James Franco stars, so that's good I suppose.

A new devotional

I write occasional devotionals for our stinters. I try to make them rare like gold (rather than rare like beef). Here's the most recent one, entitled "I'm the one to blame for you being so annoying."

My editor

I had a good talk with "my editor" Ryan last night. We talked about my story, medieval and renaissance english literature, demonic possession, security and the spread of Christianity in East Asia. All of which made me think, "Why didn't I do this a long time ago?" Anyway, I pitched the new ending of the story to him, and he liked the idea. Now I just have to write it and if he likes it I shoud be a published author in the next few months. Yay!

Third person, singular

Matt realized yesterday how often he refers to himself in the third person, like when he is talking to his kids. "Wait for Daddy," he says. Why not, "Wait for me"? He is not sure. Maybe he is trying to assure his children that he is an authority figure. Maybe he has a disturbing mental problem. Maybe he is still learning how to speak the language. It is hard for him to say.

Monday, January 02, 2006


Here's an important photo of my friend Bob that I don't think is getting enough exposure for my taste. I am thinking about making it a website of its own.

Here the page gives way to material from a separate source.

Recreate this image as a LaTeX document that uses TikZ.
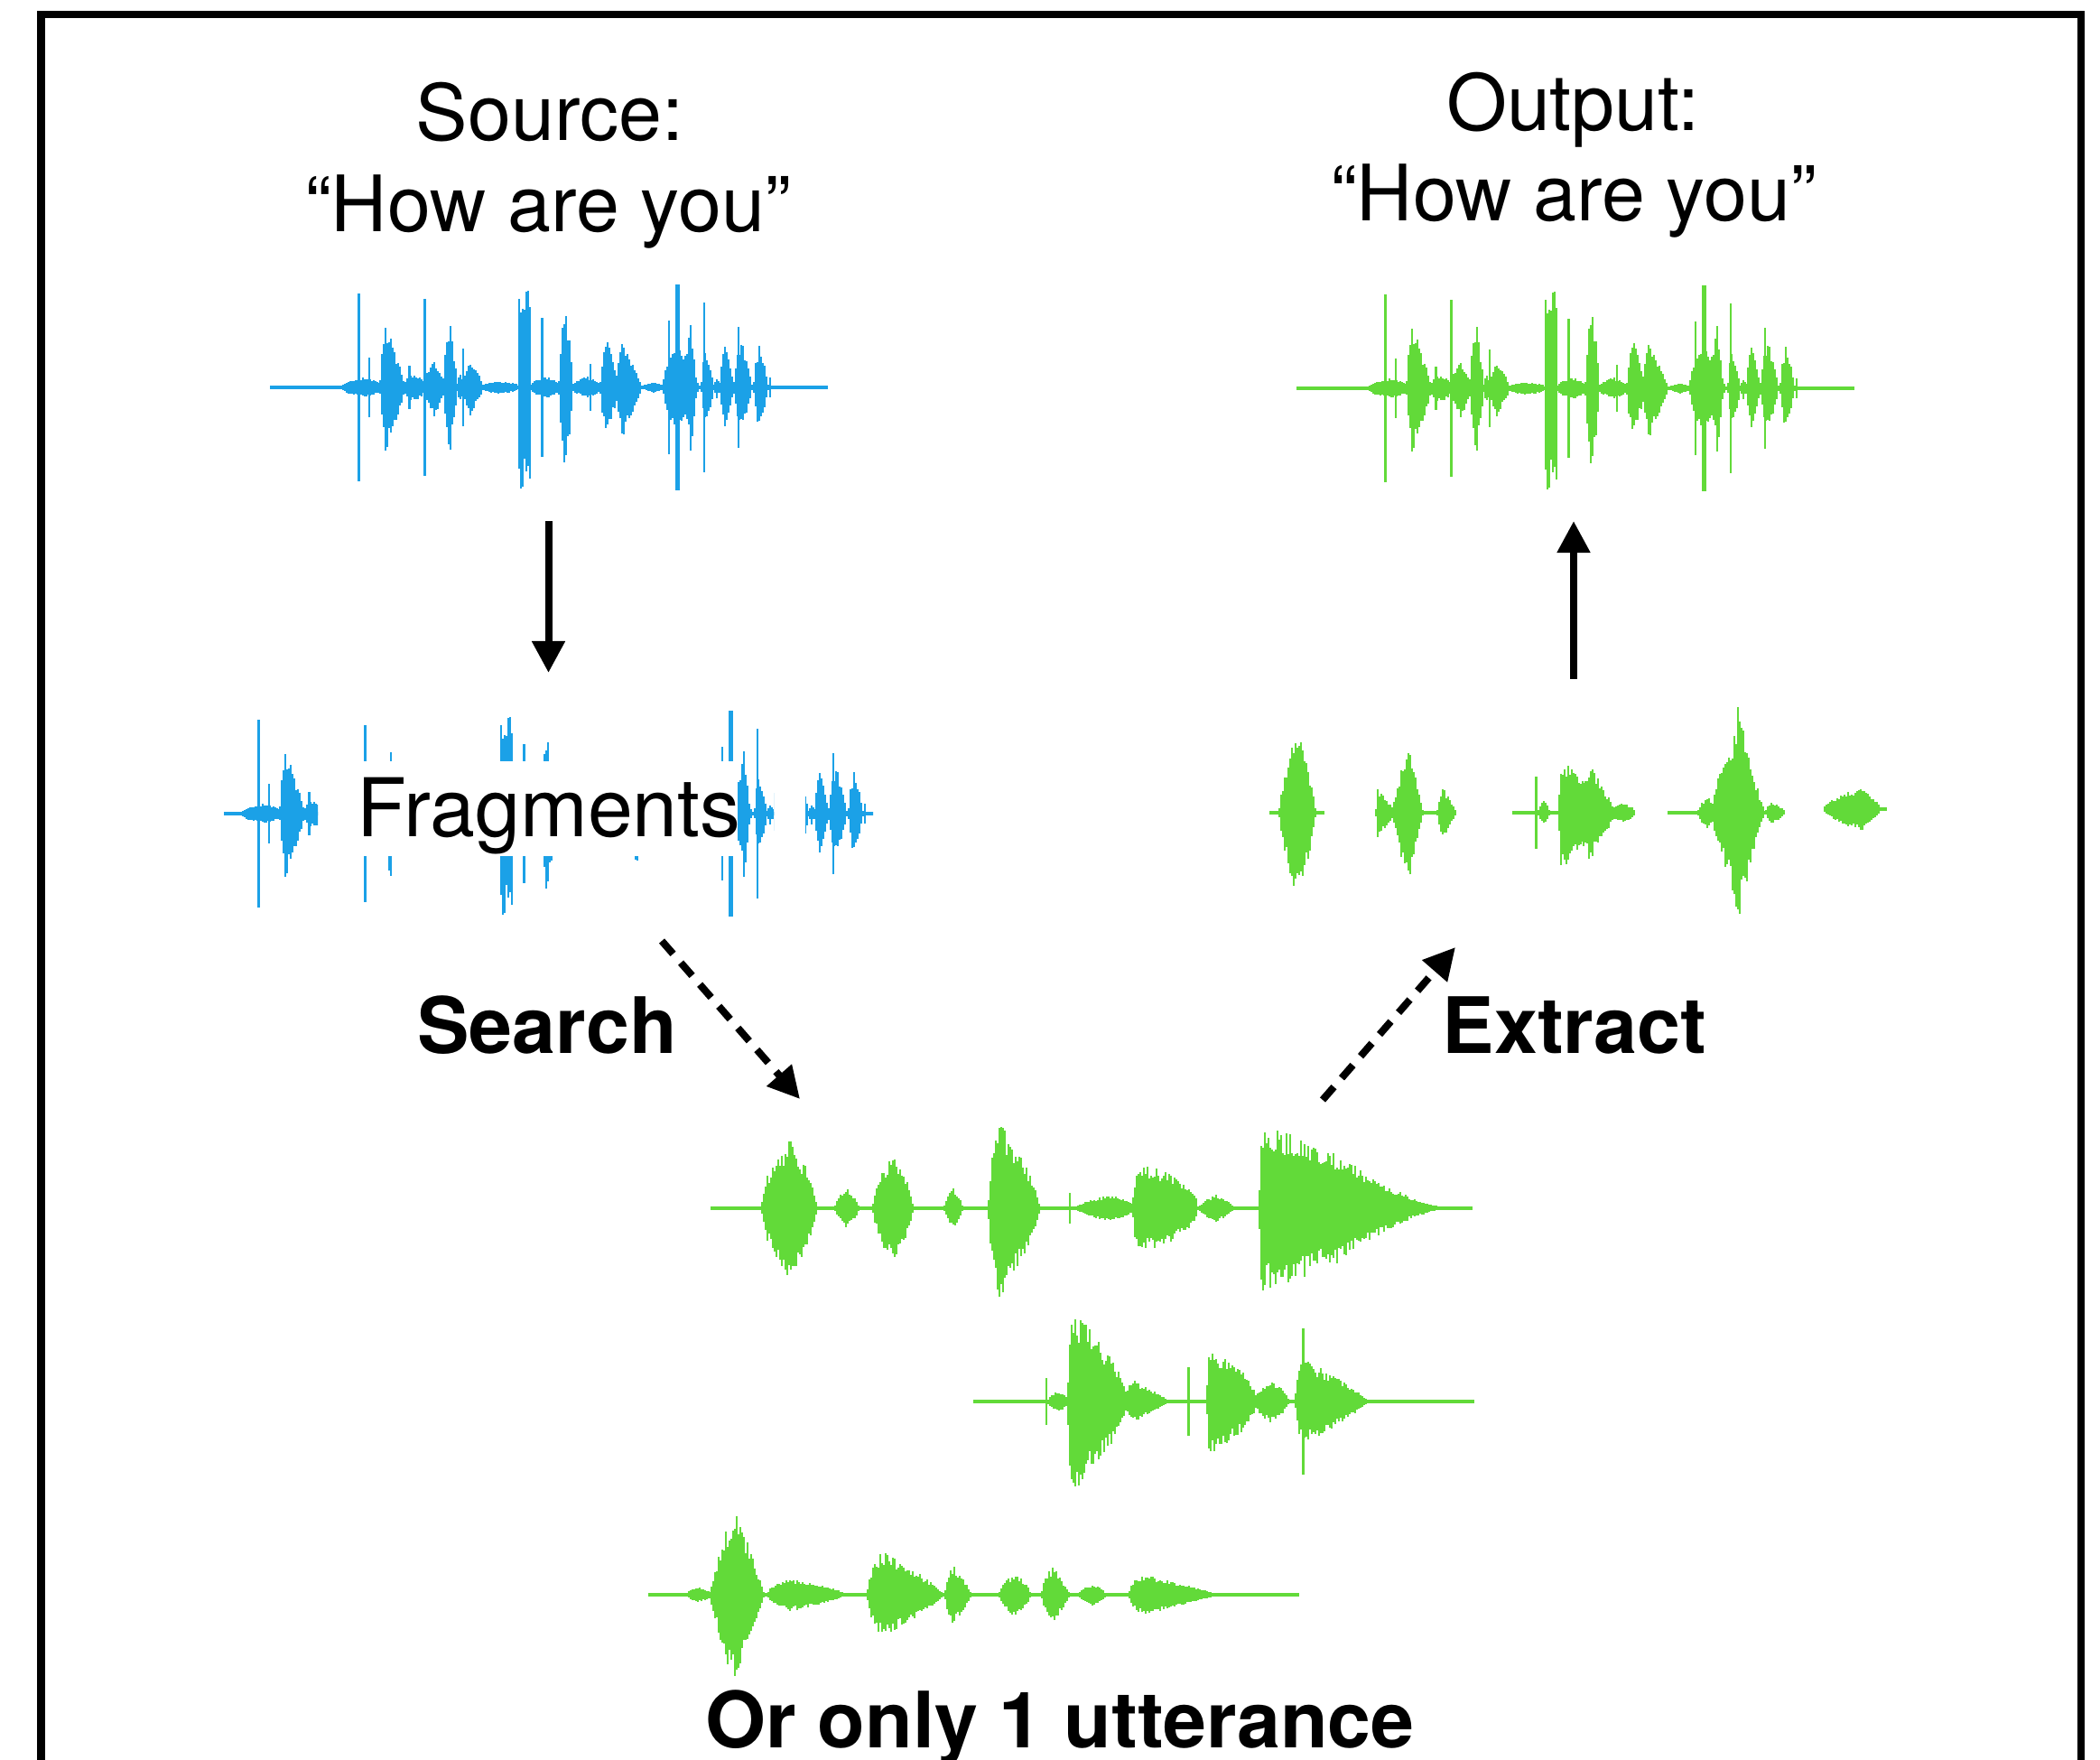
\documentclass[tikz,border=0pt]{standalone}
\usepackage{fontspec}
\setmainfont{TeX Gyre Heros}
\usetikzlibrary{arrows.meta}

\definecolor{waveblue}{RGB}{27,161,231}
\definecolor{wavegreen}{RGB}{98,218,57}

% flat noise floor of a waveform, from x #1 to x #2
\newcommand\wvline{\wvlinethick{2.3}}
\newcommand\wvlinethick[3]{\fill (#2,-#1) rectangle (#3,#1);}
% single thin peak: x, half height, width
\newcommand\wvspike[3]{\fill (#1,-#2) rectangle (#1+#3,#2);}
% burst of samples: x start, x end, peak position (0..1), half height,
% attack exponent, decay exponent
\newcommand\wvburst[6]{%
  \pgfmathtruncatemacro\wbn{max(1,(#2-#1)/2)}%
  \foreach \k in {0,...,\wbn}{%
    \pgfmathsetmacro\wbt{\k/\wbn}%
    \pgfmathsetmacro\wbe{\wbt<#3 ? pow(max(\wbt/#3,0.01),#5) : pow(max((1-\wbt)/(1-#3),0.01),#6)}%
    \pgfmathsetmacro\wbu{#4*\wbe*(0.68+0.34*rnd)+2}%
    \pgfmathsetmacro\wbd{#4*\wbe*(0.68+0.34*rnd)+2}%
    \fill (#1+2*\k,-\wbu) rectangle (#1+2*\k+2.4,\wbd);%
  }%
}

% the spoken sentence, drawn from local x = 0 on its centre line
\newcommand\sentencewave{%
  \pgfmathsetseed{7}%
  \wvline{0}{618}%
  \wvburst{80}{124}{0.5}{9}{0.5}{0.5}%
  \wvspike{97}{104}{3}%
  \wvspike{108.5}{33}{2}%
  \wvburst{121}{149}{0.22}{69}{0.5}{0.9}%
  \wvburst{147}{171}{0.5}{14}{0.5}{0.5}%
  \wvspike{153}{24}{2.5}%
  \wvspike{170}{98}{3}%
  \wvburst{171}{193}{0.4}{32}{0.5}{0.7}%
  \wvburst{191}{208}{0.45}{74}{0.5}{0.8}%
  \wvburst{206}{215}{0.5}{14}{0.5}{0.5}%
  \wvspike{213}{43}{2}%
  \wvburst{213}{235}{0.35}{30}{0.5}{0.8}%
  \wvburst{234}{274}{0.5}{5}{0.5}{0.5}%
  \wvburst{275}{288}{0.5}{113}{0.03}{0.03}%
  \wvburst{288}{320}{0.5}{10}{0.5}{0.5}%
  \wvspike{300}{77}{2.5}%
  \wvburst{319}{336}{0.45}{98}{0.6}{0.8}%
  \wvburst{335}{366}{0.5}{10}{0.5}{0.5}%
  \wvspike{354}{26}{2}%
  \wvburst{365}{385}{0.4}{52}{0.5}{0.8}%
  \wvburst{383}{412}{0.25}{53}{0.5}{1.0}%
  \wvburst{412}{436}{0.5}{4}{1}{1}%
  \wvburst{435}{473}{0.4}{50}{0.4}{0.6}%
  \wvspike{441}{74}{2}%
  \wvspike{449}{114}{5}%
  \wvburst{459}{472}{0.5}{68}{0.5}{0.5}%
  \wvspike{480}{94}{2}%
  \wvburst{477}{491}{0.3}{42}{0.5}{0.8}%
  \wvburst{490}{498}{0.5}{10}{1}{1}%
  \wvburst{497}{514}{0.4}{45}{0.5}{0.8}%
  \wvspike{518}{67}{2}%
  \wvburst{513}{534}{0.45}{50}{0.5}{0.8}%
  \wvburst{535}{551}{0.4}{47}{0.5}{0.8}%
  \wvspike{553}{11}{2}%
}

% one cut piece of the sentence: piece start, piece end, x shift
\newcommand\sentencepiece[3]{%
  \begin{scope}[shift={(#3,901)}]
    \clip (#1,-150) rectangle (#2,150);
    \sentencewave
  \end{scope}%
}

\begin{document}
\begin{tikzpicture}[x=0.01cm,y=-0.01cm,
    label/.style={inner sep=0pt, anchor=base, font=\fontsize{24.5pt}{30pt}\selectfont},
    boldlabel/.style={label, font=\fontsize{24.5pt}{30pt}\selectfont\bfseries},
    flow/.style={line width=0.08cm, -{Triangle[length=0.35cm,width=0.35cm]}},
    hop/.style={flow, dash pattern=on 0.19cm off 0.13cm},
    frame/.style={line width=0.08cm, line join=miter}]

\useasboundingbox (0,0) rectangle (2326,1949);
\fill[white] (0,0) rectangle (2326,1949);

% outer frame, open at the lower edge
\draw[frame] (45.5,1960) -- (45.5,16.5) -- (2304.5,16.5) -- (2304.5,1960);

% source sentence and its copy in the target voice
\begin{scope}[shift={(299,429)}, color=waveblue]
  \sentencewave
\end{scope}
\begin{scope}[shift={(1436,430)}, color=wavegreen]
  \sentencewave
\end{scope}

% the sentence cut into fragments
\begin{scope}[color=waveblue]
  \sentencepiece{60}{164}{188}
  \sentencepiece{155}{206}{233}
  \sentencepiece{270}{336}{279}
  \sentencepiece{350}{412}{314}
  \sentencepiece{436}{499}{358}
  \sentencepiece{488}{563}{404}
\end{scope}

% fragments extracted in the target voice
\begin{scope}[color=wavegreen, shift={(0,900)}]
  \pgfmathsetseed{21}
  \wvline{1406}{1467}
  \wvburst{1416}{1457}{0.5}{94}{0.7}{0.7}
  \wvline{1523}{1611}
  \wvburst{1523}{1543}{0.1}{25}{0.5}{0.8}
  \wvburst{1541}{1576}{0.5}{77}{0.9}{0.9}
  \wvburst{1591}{1611}{0.3}{26}{0.6}{0.8}
  \wvline{1675}{1810}
  \wvspike{1700}{40}{3}
  \wvburst{1703}{1716}{0.5}{12}{0.6}{0.6}
  \wvburst{1726}{1754}{0.08}{58}{0.2}{0.2}
  \wvburst{1745}{1787}{0.35}{50}{0.4}{0.8}
  \wvburst{1783}{1810}{0.5}{8}{0.4}{0.4}
  \wvline{1847}{1975}
  \wvburst{1880}{1900}{0.5}{16}{0.6}{0.6}
  \wvburst{1896}{1944}{0.5}{82}{0.6}{0.6}
  \wvburst{1900}{1955}{0.45}{121}{1.2}{1.2}
  \wvburst{1955}{1975}{0.3}{10}{0.6}{0.6}
\end{scope}
\begin{scope}[color=wavegreen, shift={(0,896)}]
  \pgfmathsetseed{22}
  \wvline{2020}{2090}
  \wvburst{2020}{2082}{0.65}{22}{0.6}{0.8}
\end{scope}

% candidate utterances of the target speaker
\begin{scope}[color=wavegreen, shift={(0,1338)}]
  \pgfmathsetseed{31}
  \wvline{787}{1631}
  \wvburst{843}{903}{0.5}{75}{0.55}{0.55}
  \wvspike{849}{36}{2}
  \wvburst{924}{950}{0.5}{20}{0.6}{0.6}
  \wvburst{966}{1010}{0.5}{61}{0.6}{0.6}
  \wvburst{1045}{1065}{0.5}{20}{0.6}{0.6}
  \wvburst{1094}{1150}{0.2}{97}{0.5}{0.7}
  \wvspike{1184}{17}{2}
  \wvburst{1193}{1256}{0.6}{13}{0.6}{0.6}
  \wvburst{1254}{1324}{0.12}{46}{0.3}{0.35}
  \wvburst{1328}{1365}{0.5}{13}{0.6}{0.6}
  \wvburst{1394}{1475}{0.04}{88}{0.3}{0.2}
  \wvburst{1460}{1595}{0.05}{68}{0.5}{1.4}
\end{scope}
\begin{scope}[color=wavegreen, shift={(0,1552)}]
  \pgfmathsetseed{32}
  \wvline{1078}{1633}
  \wvspike{1158}{26}{2}
  \wvburst{1160}{1182}{0.5}{10}{0.6}{0.6}
  \wvburst{1182}{1248}{0.1}{97}{0.3}{0.65}
  \wvburst{1244}{1292}{0.2}{22}{0.6}{0.9}
  \wvspike{1315}{38}{2.5}
  \wvburst{1336}{1390}{0.05}{57}{0.25}{0.5}
  \wvburst{1388}{1427}{0.5}{22}{0.6}{0.6}
  \wvspike{1442}{81}{3}
  \wvburst{1434}{1512}{0.1}{45}{0.4}{0.8}
\end{scope}
\begin{scope}[color=wavegreen, shift={(0,1766)}]
  \pgfmathsetseed{33}
  \wvline{718}{1439}
  \wvburst{760}{786}{0.5}{6}{0.6}{0.6}
  \wvburst{785}{846}{0.45}{97}{0.9}{0.9}
  \wvburst{850}{932}{0.3}{16}{0.5}{0.7}
  \wvburst{960}{1042}{0.2}{46}{0.5}{0.8}
  \wvburst{1046}{1074}{0.3}{31}{0.5}{0.8}
  \wvburst{1106}{1140}{0.5}{22}{0.6}{0.6}
  \wvburst{1153}{1184}{0.4}{29}{0.5}{0.8}
  \wvburst{1195}{1224}{0.5}{10}{0.6}{0.6}
  \wvburst{1250}{1342}{0.15}{21}{0.5}{0.9}
\end{scope}

% labels
\node[label] (srcLabel) at (609,156) {Source:};
\node[label] (srcText) at (607,257) {“How are you”};
\node[label] (outLabel) at (1742,145) {Output:};
\node[label] (outText) at (1743,245) {“How are you”};
\node[fill=white, inner sep=0pt, minimum width=4.29cm, minimum height=1.05cm] (fragBox) at (602.5,895.5) {};
\node[label, font=\fontsize{25.5pt}{30pt}\selectfont] (fragLabel) at (608,927) {Fragments};
\node[boldlabel] (searchLabel) at (606,1166) {Search};
\node[boldlabel] (extractLabel) at (1744,1166) {Extract};
\node[boldlabel] (singleLabel) at (1174,1935) {Or only 1 utterance};

% connector end points
\coordinate (cutFrom) at (607.5,577);
\coordinate (cutTo) at (607.5,745);
\coordinate (outFrom) at (1743,752);
\coordinate (outTo) at (1743,577);
\coordinate (searchFrom) at (733,1042);
\coordinate (searchTo) at (886,1217);
\coordinate (extractFrom) at (1465,1218);
\coordinate (extractTo) at (1612,1049);

\draw[flow] (cutFrom) -- (cutTo);
\draw[flow] (outFrom) -- (outTo);
\draw[hop] (searchFrom) -- (searchTo);
\draw[hop] (extractFrom) -- (extractTo);

\end{tikzpicture}
\end{document}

Top ten signs I'm a closet intellectual

In honor of Carolyn Culbertson (a huge Jurgen Moltmann fan), I've compiled this list of facts that show that I am, indeed, a closet intellectual:

1) My favorite authors include Chesterton, Percival Everett, Steinbeck. I can come up with some arcane, impressive sounding people, too.

2) In support of the "closet" side of things, here's the book I read today for my day off.

3) My wife, who is a genius (in the most technical sense of the word... she even qualifies for MENSA) still finds my company intellectually stimulating (even though I score lower than her).

4) Me am still in school!

5) I can honestly say that I don't know why either "Friends" or "Seinfeld" lasted more than one season.

6) I like Shakespeare. No, really!

7) I wore glasses as a child, but using my super-brain I constructed a rigorous eye excercise curriculum which eventually allowed me to repair my astigmatism naturally. I now have better than 20/20 vision. This is true.

8) I read Latin. Not extremely well, but well enough to survive a few days in ancient Rome when I finish construction of my time machine.

9) I also play chess. I could not beat a Cray super computer. Or Bobby Fisher. Or this guy from my high school, Aaron Tribble. There are probably plenty of fifth graders out there who could beat me. Or, well, to be honest I am an expert at the forced stalemate.

10) For all you kids out there, remember... it's cool to be an intellectual. Or, as I would often tell my students when I was a high school literature teacher: Aut disce aut discede! Ha ha ha ha! Get it, it's sort of a pun because disce and discede sound so similar. Haa ha ha ha! Good one!

Oh, forget it. My students didn't laugh, either.